# [What you should do]
Write every record out again exactly, and keep images out of it.

(Data items)

· · · · ·

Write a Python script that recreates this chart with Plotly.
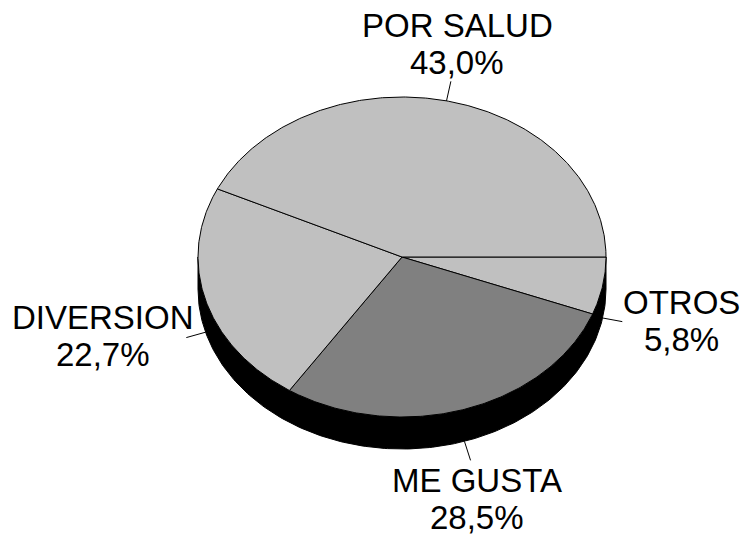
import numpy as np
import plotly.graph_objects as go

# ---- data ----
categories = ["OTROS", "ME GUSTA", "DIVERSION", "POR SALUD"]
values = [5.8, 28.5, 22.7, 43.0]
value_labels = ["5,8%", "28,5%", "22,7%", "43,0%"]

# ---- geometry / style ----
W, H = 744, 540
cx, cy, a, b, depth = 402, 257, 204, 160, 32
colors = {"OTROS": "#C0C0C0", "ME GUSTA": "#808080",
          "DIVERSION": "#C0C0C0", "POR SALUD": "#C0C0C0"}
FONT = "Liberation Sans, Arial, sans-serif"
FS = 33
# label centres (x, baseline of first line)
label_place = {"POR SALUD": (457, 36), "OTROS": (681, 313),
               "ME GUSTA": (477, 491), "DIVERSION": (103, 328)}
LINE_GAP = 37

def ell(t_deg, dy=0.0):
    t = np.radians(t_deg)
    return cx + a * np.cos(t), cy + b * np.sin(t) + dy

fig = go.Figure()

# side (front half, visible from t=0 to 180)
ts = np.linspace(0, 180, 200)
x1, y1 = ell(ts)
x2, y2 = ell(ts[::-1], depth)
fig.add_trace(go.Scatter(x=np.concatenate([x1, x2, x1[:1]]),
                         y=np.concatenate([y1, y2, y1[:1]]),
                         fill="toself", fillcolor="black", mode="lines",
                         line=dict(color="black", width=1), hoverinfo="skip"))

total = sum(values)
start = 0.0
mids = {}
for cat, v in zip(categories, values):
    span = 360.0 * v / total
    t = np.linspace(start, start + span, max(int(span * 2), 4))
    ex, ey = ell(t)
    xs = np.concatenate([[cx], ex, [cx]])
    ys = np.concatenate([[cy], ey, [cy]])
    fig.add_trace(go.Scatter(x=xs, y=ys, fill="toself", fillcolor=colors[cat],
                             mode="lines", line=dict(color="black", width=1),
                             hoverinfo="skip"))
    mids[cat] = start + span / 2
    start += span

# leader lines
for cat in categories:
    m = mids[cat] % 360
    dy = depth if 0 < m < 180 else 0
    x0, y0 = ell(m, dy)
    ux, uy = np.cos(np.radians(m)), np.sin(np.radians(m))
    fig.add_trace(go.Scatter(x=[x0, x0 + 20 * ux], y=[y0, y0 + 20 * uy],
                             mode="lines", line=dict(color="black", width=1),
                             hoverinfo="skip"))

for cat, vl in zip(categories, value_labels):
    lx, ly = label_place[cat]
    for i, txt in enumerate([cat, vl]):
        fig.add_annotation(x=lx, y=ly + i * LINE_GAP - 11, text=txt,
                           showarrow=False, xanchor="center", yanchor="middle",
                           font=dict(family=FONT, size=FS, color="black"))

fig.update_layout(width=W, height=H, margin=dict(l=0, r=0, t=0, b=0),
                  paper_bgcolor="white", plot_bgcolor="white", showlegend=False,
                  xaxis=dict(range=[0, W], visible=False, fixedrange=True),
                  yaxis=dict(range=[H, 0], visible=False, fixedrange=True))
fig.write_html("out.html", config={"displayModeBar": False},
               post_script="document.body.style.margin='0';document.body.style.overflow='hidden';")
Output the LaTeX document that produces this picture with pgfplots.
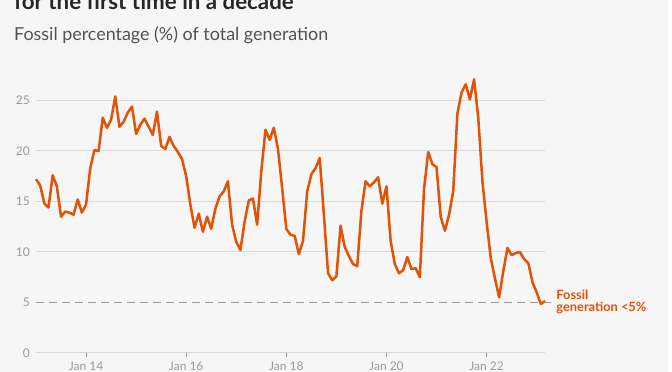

· · · · ·

# [Task solution]
Write a Python script that recreates this chart with Plotly.
import numpy as np
import plotly.graph_objects as go

# ---- data ----
categories = ["OTROS", "ME GUSTA", "DIVERSION", "POR SALUD"]
values = [5.8, 28.5, 22.7, 43.0]
value_labels = ["5,8%", "28,5%", "22,7%", "43,0%"]

# ---- geometry / style ----
W, H = 744, 540
cx, cy, a, b, depth = 402, 257, 204, 160, 32
colors = {"OTROS": "#C0C0C0", "ME GUSTA": "#808080",
          "DIVERSION": "#C0C0C0", "POR SALUD": "#C0C0C0"}
FONT = "Liberation Sans, Arial, sans-serif"
FS = 33
# label centres (x, baseline of first line)
label_place = {"POR SALUD": (457, 36), "OTROS": (681, 313),
               "ME GUSTA": (477, 491), "DIVERSION": (103, 328)}
LINE_GAP = 37

def ell(t_deg, dy=0.0):
    t = np.radians(t_deg)
    return cx + a * np.cos(t), cy + b * np.sin(t) + dy

fig = go.Figure()

# side (front half, visible from t=0 to 180)
ts = np.linspace(0, 180, 200)
x1, y1 = ell(ts)
x2, y2 = ell(ts[::-1], depth)
fig.add_trace(go.Scatter(x=np.concatenate([x1, x2, x1[:1]]),
                         y=np.concatenate([y1, y2, y1[:1]]),
                         fill="toself", fillcolor="black", mode="lines",
                         line=dict(color="black", width=1), hoverinfo="skip"))

total = sum(values)
start = 0.0
mids = {}
for cat, v in zip(categories, values):
    span = 360.0 * v / total
    t = np.linspace(start, start + span, max(int(span * 2), 4))
    ex, ey = ell(t)
    xs = np.concatenate([[cx], ex, [cx]])
    ys = np.concatenate([[cy], ey, [cy]])
    fig.add_trace(go.Scatter(x=xs, y=ys, fill="toself", fillcolor=colors[cat],
                             mode="lines", line=dict(color="black", width=1),
                             hoverinfo="skip"))
    mids[cat] = start + span / 2
    start += span

# leader lines
for cat in categories:
    m = mids[cat] % 360
    dy = depth if 0 < m < 180 else 0
    x0, y0 = ell(m, dy)
    ux, uy = np.cos(np.radians(m)), np.sin(np.radians(m))
    fig.add_trace(go.Scatter(x=[x0, x0 + 20 * ux], y=[y0, y0 + 20 * uy],
                             mode="lines", line=dict(color="black", width=1),
                             hoverinfo="skip"))

for cat, vl in zip(categories, value_labels):
    lx, ly = label_place[cat]
    for i, txt in enumerate([cat, vl]):
        fig.add_annotation(x=lx, y=ly + i * LINE_GAP - 11, text=txt,
                           showarrow=False, xanchor="center", yanchor="middle",
                           font=dict(family=FONT, size=FS, color="black"))

fig.update_layout(width=W, height=H, margin=dict(l=0, r=0, t=0, b=0),
                  paper_bgcolor="white", plot_bgcolor="white", showlegend=False,
                  xaxis=dict(range=[0, W], visible=False, fixedrange=True),
                  yaxis=dict(range=[H, 0], visible=False, fixedrange=True))
fig.write_html("out.html", config={"displayModeBar": False},
               post_script="document.body.style.margin='0';document.body.style.overflow='hidden';")
Output the LaTeX document that produces this picture with pgfplots.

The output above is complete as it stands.